(Update, Dec 3, 2015: Rice University announced this week that it would also opt-out.)
Does the constitutional right to self-preservation override a university’s right to ban weapons on their campus in the name of public safety? That’s the question facing Texas private universities as they consider whether to opt in to the new campus carry law that will go into effect August of 2016.
Over the past 10 days, both Baylor and Texas Christian University made news on the topic, with TCU announcing it would opt-out and Baylor President Judge Ken Starr telling the audience at the Texas Tribune Higher Education Symposium on November 16th that Baylor would most likely opt out too. “My own view is that it is a very unwise public policy, with all due respect to those who feel strongly (and) very, very rooted in constitutional values as they see them,” Starr said. “We’re here as seats of learning, and I do not think this is helpful.”
The 84th Texas Legislature this past spring passed SB11, which would require public higher education institutions to permit students and faculty to carry a gun if they have the Concealed Carry Handgun License. That means they’d have to be at least 21 and pass the state’s rigorous licensing and training program to carry a gun on campus.
There’s been a lot of debate since the law passed over the location of gun-free zones and where guns are allowed in certain buildings on the campuses of the public universities that must implement the legislation. University of Texas at Austin students came together to protest the legislation by carrying around adult sex toys a few weeks ago. “I need this proliferation of [sex toys] to offer people a visual representation of what it would be like if we all carried guns…” said Jessica Jin, organizer of the Facebook event and a UT alumna.
“I think it’s not likely we will satisfy everybody,” said A&M President Michael K. Young at a faculty senate meeting in October, ”and everybody on campus will not be the only groups we want to satisfy.” Most of the public universities’ Presidents and Chancellors have created committees to look into how their schools should implement the legislation. The committees will also be tasked researching the impact the legislation will have on the surrounding communities where the universities reside.
Private institutions have the option to opt out of the legislation if they wish to do so, and TCU was the first private university on November 13th to do just that, and SMU and other private institutions have hinted they are leaning toward opting out too.
TCU’s Vice Chancellor for Student Affairs Kathy Cavin-Tull said that when coming to the decision of opt out, “…all cared deeply about the safety of the community.” One of the arguments against the legislation is that many fear that the police or those responding to a scene would not be able to determine who is the threat and who is the license holder.
The discussion continued at the symposium from both sides weighing in whether it is a good option for Baylor to implement the legislation. Texas Senator Brian Birdwell (R-Granbury), author of the legislation and whose district includes the greater Waco area and Baylor University, said, “The right to self-preservation is a God-given right, just as freedom of speech is…These are 21-year-old citizens of this state and we ought to treat them as the adults they are.”
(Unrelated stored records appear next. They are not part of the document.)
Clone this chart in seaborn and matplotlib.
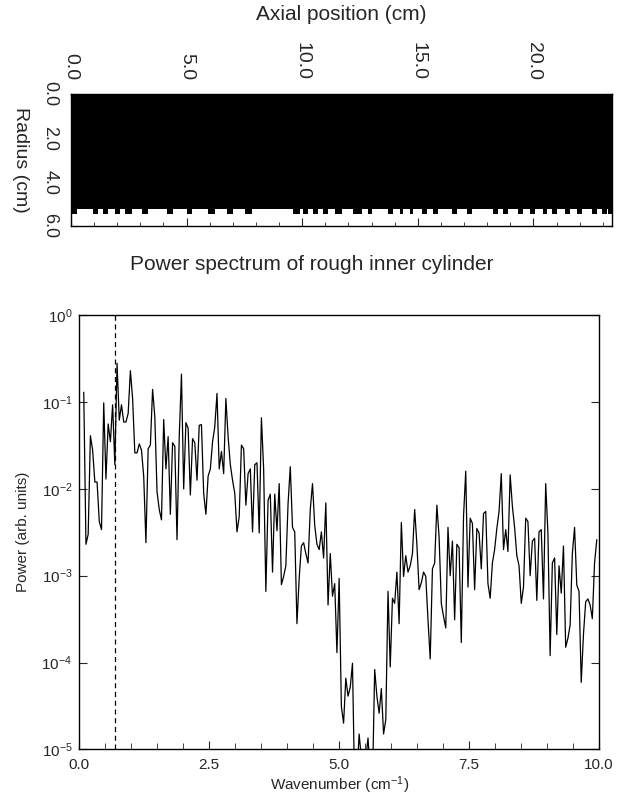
import numpy as np
import matplotlib
matplotlib.use('Agg')
import matplotlib.pyplot as plt
from matplotlib.ticker import MultipleLocator, NullLocator, FormatStrFormatter
import seaborn as sns

# Rough cylinder geometry (cm)
AXIAL_LENGTH = 23.4
base_radius = 5.22
bump_radius = 5.45
bump_starts = [0.03, 0.95, 1.38, 1.90, 2.34, 3.07, 4.15, 5.02, 5.93, 6.75, 7.53,
               9.60, 10.03, 10.47, 10.90, 11.42, 12.20, 12.85, 13.71, 14.23, 14.66,
               15.18, 15.66, 16.48, 17.13, 18.25, 18.69, 19.33, 19.85, 20.41, 20.80,
               21.37, 21.89, 22.53, 22.97, 23.23]
bump_ends = [0.25, 1.17, 1.60, 2.12, 2.64, 3.33, 4.41, 5.23, 6.23, 7.01, 7.83,
             9.90, 10.25, 10.68, 11.12, 11.70, 12.60, 13.02, 13.93, 14.36, 14.79,
             15.40, 15.87, 16.70, 17.34, 18.47, 18.90, 19.55, 20.07, 20.59, 21.02,
             21.58, 22.10, 22.75, 23.18, 23.40]

# Power spectrum, one value per Fourier mode n = 2, 3, ... (k = n / L)
first_mode = 2
power = [
    0.13, 0.0023, 0.0030, 0.041, 0.028, 0.012, 0.012, 0.0042, 0.0034, 0.098,
    0.013, 0.056, 0.035, 0.093, 0.019, 0.28, 0.062, 0.093, 0.059, 0.059,
    0.074, 0.23, 0.11, 0.026, 0.026, 0.033, 0.028, 0.014, 0.0024, 0.029,
    0.032, 0.14, 0.068, 0.0093, 0.0058, 0.0044, 0.063, 0.017, 0.040, 0.0051,
    0.034, 0.031, 0.0026, 0.040, 0.21, 0.010, 0.058, 0.050, 0.0085, 0.038,
    0.034, 0.0126, 0.054, 0.055, 0.0089, 0.0051, 0.014, 0.017, 0.035, 0.052,
    0.126, 0.017, 0.027, 0.015, 0.11, 0.040, 0.019, 0.0126, 0.0089, 0.0032,
    0.0048, 0.032, 0.029, 0.0065, 0.015, 0.017, 0.0032, 0.019, 0.020, 0.0031,
    0.066, 0.017, 0.00066, 0.0074, 0.0087, 0.0011, 0.0087, 0.0033, 0.0115, 0.00079,
    0.00098, 0.0013, 0.0068, 0.018, 0.0036, 0.0032, 0.00028, 0.00093, 0.0022, 0.0024,
    0.0018, 0.0014, 0.0058, 0.0115, 0.0038, 0.0023, 0.0020, 0.0032, 0.0016, 0.0069,
    0.00046, 0.0018, 0.00058, 0.00081, 0.00013, 0.00093, 3.1e-5, 2.0e-5, 6.6e-5, 4.1e-5,
    5.2e-5, 9.8e-5, 3.2e-6, 5.0e-6, 1.5e-5, 7.9e-6, 4.0e-6, 7.9e-6, 1.35e-5, 5.0e-6,
    4.0e-6, 8.3e-5, 4.1e-5, 2.6e-5, 5.0e-5, 1.5e-5, 2.2e-5, 0.00066, 8.9e-5, 0.00055,
    0.00048, 0.0011, 0.00028, 0.0041, 0.00098, 0.0017, 0.0011, 0.0013, 0.0018, 0.0058,
    0.0023, 0.00069, 0.00083, 0.0011, 0.00098, 0.00031, 0.00011, 0.0012, 0.0014, 0.0065,
    0.0028, 0.00048, 0.00034, 0.00025, 0.0036, 0.0010, 0.0025, 0.00031, 0.0023, 0.0021,
    0.00017, 0.0048, 0.016, 0.00074, 0.0046, 0.0040, 0.00069, 0.0035, 0.0031, 0.0012,
    0.0052, 0.0055, 0.00081, 0.00055, 0.0014, 0.0020, 0.0035, 0.0055, 0.015, 0.0020,
    0.0034, 0.0019, 0.0145, 0.0063, 0.0036, 0.0017, 0.0013, 0.00048, 0.00074, 0.0046,
    0.0042, 0.0010, 0.0025, 0.0027, 0.00052, 0.0032, 0.0034, 0.00054, 0.0115, 0.0031,
    0.00012, 0.0014, 0.0016, 0.00021, 0.0013, 0.00063, 0.0022, 0.00015, 0.00019, 0.00027,
    0.0018, 0.0036, 0.00078, 0.00066, 5.9e-5, 0.00021, 0.00050, 0.00054, 0.00046, 0.00032,
    0.0014, 0.0026,
]
cutoff_wavenumber = 0.69

W, H = 624, 797


def build_profile():
    z = [0.0]
    r = [base_radius]
    for s, e in zip(bump_starts, bump_ends):
        z += [s, e]
        r += [bump_radius, base_radius]
    z.append(AXIAL_LENGTH)
    r.append(base_radius)
    return np.array(z), np.array(r)


def draw_cylinder(ax):
    z, r = build_profile()
    ax.fill_between(z, 0, r, step='post', color='black', lw=0)
    ax.set_xlim(0, AXIAL_LENGTH)
    ax.set_ylim(6.0, 0.0)

    ax.xaxis.set_major_locator(MultipleLocator(5.0))
    ax.xaxis.set_minor_locator(MultipleLocator(1.0))
    ax.xaxis.set_major_formatter(FormatStrFormatter('%.1f'))
    ax.yaxis.set_major_locator(MultipleLocator(2.0))
    ax.yaxis.set_major_formatter(FormatStrFormatter('%.1f'))
    ax.yaxis.set_minor_locator(NullLocator())
    ax.tick_params(axis='x', which='both', direction='in', top=True, bottom=True,
                   labeltop=True, labelbottom=False, labelsize=14, labelrotation=270, pad=10)
    ax.tick_params(axis='x', which='major', length=6)
    ax.tick_params(axis='x', which='minor', length=3)
    ax.tick_params(axis='y', which='major', direction='in', left=True, right=True,
                   labelsize=13, labelrotation=270, length=5, pad=9)
    for lab in ax.get_yticklabels():
        lab.set_va('center')
    ax.set_xlabel('Axial position (cm)', fontsize=15, va='center')
    ax.xaxis.set_label_coords(0.5, (226 - 15) / 132)
    ax.set_ylabel('Radius (cm)', fontsize=14, rotation=270, va='center', ha='center')
    ax.yaxis.set_label_coords((20 - 71) / 541, 0.5)
    for sp in ax.spines.values():
        sp.set_linewidth(1.0)


def draw_spectrum(ax):
    wavenumber = np.arange(first_mode, first_mode + len(power)) / AXIAL_LENGTH
    ax.set_yscale('log')
    sns.lineplot(x=wavenumber, y=power, ax=ax, color='black', linewidth=0.9,
                 estimator=None, sort=False)
    ax.axvline(cutoff_wavenumber, color='black', linestyle=(0, (4, 3)), linewidth=0.9)
    ax.set_xlim(0, 10)
    ax.set_ylim(1e-5, 1)
    ax.xaxis.set_major_locator(MultipleLocator(2.5))
    ax.xaxis.set_minor_locator(MultipleLocator(0.5))
    ax.xaxis.set_major_formatter(FormatStrFormatter('%.1f'))
    ax.set_yticks([1e-5, 1e-4, 1e-3, 1e-2, 1e-1, 1e0])
    ax.yaxis.set_minor_locator(NullLocator())
    ax.tick_params(axis='x', which='both', direction='in', top=False, bottom=True,
                   labelsize=11, pad=6)
    ax.tick_params(axis='x', which='major', length=6)
    ax.tick_params(axis='x', which='minor', length=4)
    ax.tick_params(axis='y', which='major', direction='in', left=True, right=True,
                   labelsize=11, length=6, pad=5)
    ax.set_xlabel('Wavenumber (cm$^{-1}$)', fontsize=11, labelpad=2)
    ax.set_ylabel('Power (arb. units)', fontsize=11, labelpad=8)
    for sp in ax.spines.values():
        sp.set_linewidth(1.0)


def main():
    sns.set_style('ticks')
    plt.rcParams['font.family'] = ['Liberation Sans', 'DejaVu Sans']
    plt.rcParams['mathtext.fontset'] = 'custom'
    plt.rcParams['mathtext.rm'] = 'Liberation Sans'
    plt.rcParams['mathtext.it'] = 'Liberation Sans:italic'
    plt.rcParams['mathtext.bf'] = 'Liberation Sans:bold'
    plt.rcParams['axes.edgecolor'] = 'black'

    fig = plt.figure(figsize=(W / 100, H / 100), dpi=100)
    ax_top = fig.add_axes([71 / W, 1 - 226 / H, (612 - 71) / W, (226 - 94) / H])
    ax_bot = fig.add_axes([79.3 / W, 1 - 749.3 / H, (599 - 79.3) / W, (749.3 - 315.3) / H])

    draw_cylinder(ax_top)
    draw_spectrum(ax_bot)
    fig.text(0.5, 1 - 265 / H, 'Power spectrum of rough inner cylinder',
             ha='center', va='center', fontsize=15)

    fig.savefig('out.png', dpi=100)
    plt.close(fig)


if __name__ == "__main__":
    main()
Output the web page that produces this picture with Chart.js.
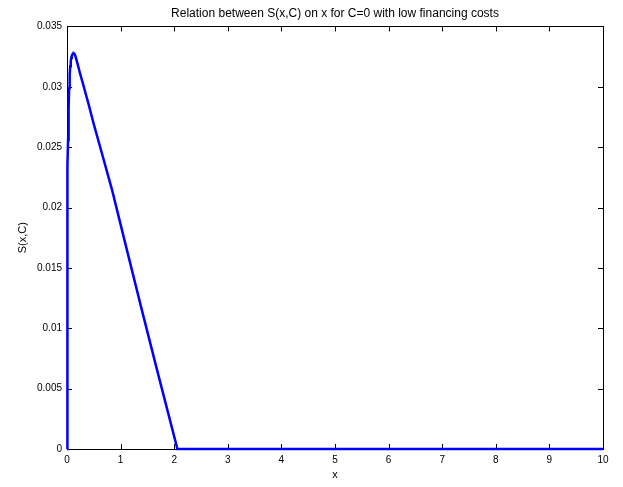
<!DOCTYPE html>
<html>
<head>
<meta charset="utf-8">
<script src="https://cdn.jsdelivr.net/npm/chart.js@4/dist/chart.umd.min.js"></script>
<style>
  html, body { margin: 0; padding: 0; background: #fff; }
  #wrap { width: 623px; height: 487px; }
</style>
</head>
<body>
<div id="wrap"><canvas id="c" width="623" height="487"></canvas></div>
<script>
// S(x,C) sampled along x (C = 0, low financing costs)
const xValues = [0, 0.002, 0.005, 0.01, 0.015, 0.02, 0.03, 0.04, 0.05, 0.06, 0.07, 0.08, 0.09, 0.1, 0.115, 0.127, 0.14, 0.16, 0.185, 0.215, 0.25, 0.295, 0.35, 0.4, 0.5, 0.638, 0.844, 1.1, 1.397, 1.7, 2.06, 3, 4, 5, 6, 7, 8, 9, 10];
const sValues = [0, 0.0095, 0.0155, 0.0205, 0.0235, 0.0256, 0.0282, 0.0299, 0.0310, 0.0317, 0.0321, 0.0324, 0.03258, 0.03268, 0.03275, 0.03276, 0.03272, 0.0325, 0.0321, 0.0316, 0.0310, 0.0303, 0.0294, 0.0286, 0.0269, 0.0247, 0.0214, 0.0168, 0.0115, 0.0062, 0, 0, 0, 0, 0, 0, 0, 0, 0];
const xTicks = [0, 1, 2, 3, 4, 5, 6, 7, 8, 9, 10];
const yTicks = [0, 0.005, 0.01, 0.015, 0.02, 0.025, 0.03, 0.035];

const FAMILY = '"Liberation Sans", Arial, Helvetica, sans-serif';
const TICK_FONT = { family: FAMILY, size: 10, weight: 'normal' };
const LABEL_FONT = { family: FAMILY, size: 11, weight: 'normal' };
const TITLE_FONT = { family: FAMILY, size: 12, weight: 'normal' };

// Box around the axes with short inward tick marks on all four sides;
// the title is centred over the plotting area rather than the canvas.
const boxPlugin = {
  id: 'box',
  afterLayout(chart) {
    const tb = chart.titleBlock;
    if (tb) {
      tb.left = chart.chartArea.left;
      tb.right = chart.chartArea.right;
      tb.width = tb.right - tb.left;
    }
  },
  beforeDatasetsDraw(chart) {
    const { ctx, chartArea: a, scales } = chart;
    const len = 5;
    ctx.save();
    ctx.strokeStyle = '#000';
    ctx.lineWidth = 1;
    ctx.beginPath();
    scales.x.ticks.forEach(t => {
      const px = Math.round(scales.x.getPixelForValue(t.value)) + 0.5;
      ctx.moveTo(px, a.bottom); ctx.lineTo(px, a.bottom - len);
      ctx.moveTo(px, a.top); ctx.lineTo(px, a.top + len);
    });
    scales.y.ticks.forEach(t => {
      const py = Math.round(scales.y.getPixelForValue(t.value)) + 0.5;
      ctx.moveTo(a.left, py); ctx.lineTo(a.left + len, py);
      ctx.moveTo(a.right, py); ctx.lineTo(a.right - len, py);
    });
    ctx.stroke();
    ctx.strokeRect(Math.round(a.left) + 0.5, Math.round(a.top) + 0.5,
                   Math.round(a.right - a.left), Math.round(a.bottom - a.top));
    ctx.restore();
  }
};

new Chart(document.getElementById('c'), {
  type: 'scatter',
  data: {
    datasets: [{
      data: xValues.map((x, i) => ({ x: x, y: sValues[i] })),
      showLine: true,
      borderColor: '#0000ff',
      borderWidth: 2.5,
      pointRadius: 0,
      tension: 0,
      clip: false
    }]
  },
  options: {
    responsive: false,
    animation: false,
    devicePixelRatio: 1,
    layout: { padding: { left: 0, right: 20, top: 0, bottom: 0 } },
    plugins: {
      legend: { display: false },
      tooltip: { enabled: false },
      title: {
        display: true,
        text: 'Relation between S(x,C) on x for C=0 with low financing costs',
        color: '#000',
        font: TITLE_FONT,
        padding: { top: 6, bottom: 6 }
      }
    },
    scales: {
      x: {
        type: 'linear',
        min: 0, max: 10,
        afterBuildTicks: s => { s.ticks = xTicks.map(v => ({ value: v })); },
        afterFit: s => { s.height = 38; },
        ticks: { color: '#000', font: TICK_FONT, padding: 5, maxRotation: 0, callback: v => String(v) },
        grid: { display: false, drawTicks: false },
        border: { display: false },
        title: { display: true, text: 'x', color: '#000', font: LABEL_FONT, padding: { top: 0, bottom: 5 } }
      },
      y: {
        type: 'linear',
        min: 0, max: 0.035,
        afterBuildTicks: s => { s.ticks = yTicks.map(v => ({ value: v })); },
        afterFit: s => { s.width = 67; },
        ticks: { color: '#000', font: TICK_FONT, padding: 5, callback: v => String(+v.toFixed(3)) },
        grid: { display: false, drawTicks: false },
        border: { display: false },
        title: { display: true, text: 'S(x,C)', color: '#000', font: LABEL_FONT, padding: { top: 16, bottom: 0 } }
      }
    }
  },
  plugins: [boxPlugin]
});
</script>
</body>
</html>
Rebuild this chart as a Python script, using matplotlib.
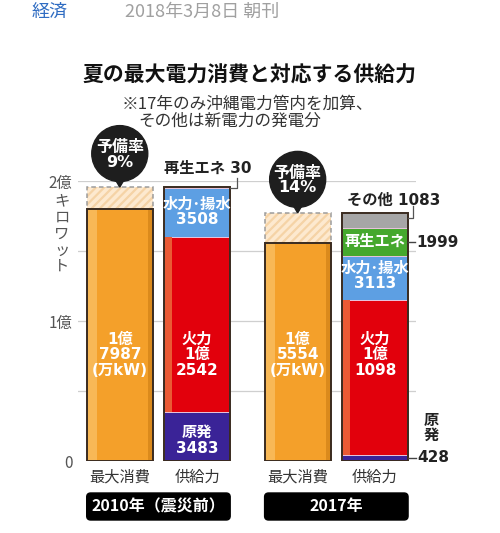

President Starr countered by noting that students are still discovering who they are as a person, and to give them the great responsibility of concealing a gun on campus would not be welcoming to most. He said students and faculty would feel “less safe if weapons were brought onto campus,” adding that Baylor campus law enforcement officials are not in favor of allowing guns on campus.
The BAA posted two updates on Facebook – one after TCU announced its decision and one after President Starr spoke to the Texas Tribune audience. Between the two posts, the topic attracted 184 Likes and more than 170 comments within 72 hours of the posting, with approximately 60% of the comments taking the opt-out side. Comments ranged from support of Starr’s view, stating that there are other means of safety for the students, such as rapid police response and emergency towers that are placed all across campus while supporters of the legislation argued that “gun-free” signs do little to ward off criminals and to carry is a constitutional right for law-abiding citizens.
Last fall the Baylor Student Senate tried to pass legislation that would allow Campus Carry-like provisions to be put into place, but after passing the Senate, the Student Body President at the time vetoed the legislation.
The discussion if Baylor should implement the legislation or to opt out will be an ongoing discussion until the final decision is made by the administration. There is no timeline for Baylor’s formal decision on this topic.
What do you think? Should the Baylor Board of Regents move forward with the decision to opt-out, or are there larger issues to consider that should lead them to opt-in (and what limits should be applied)?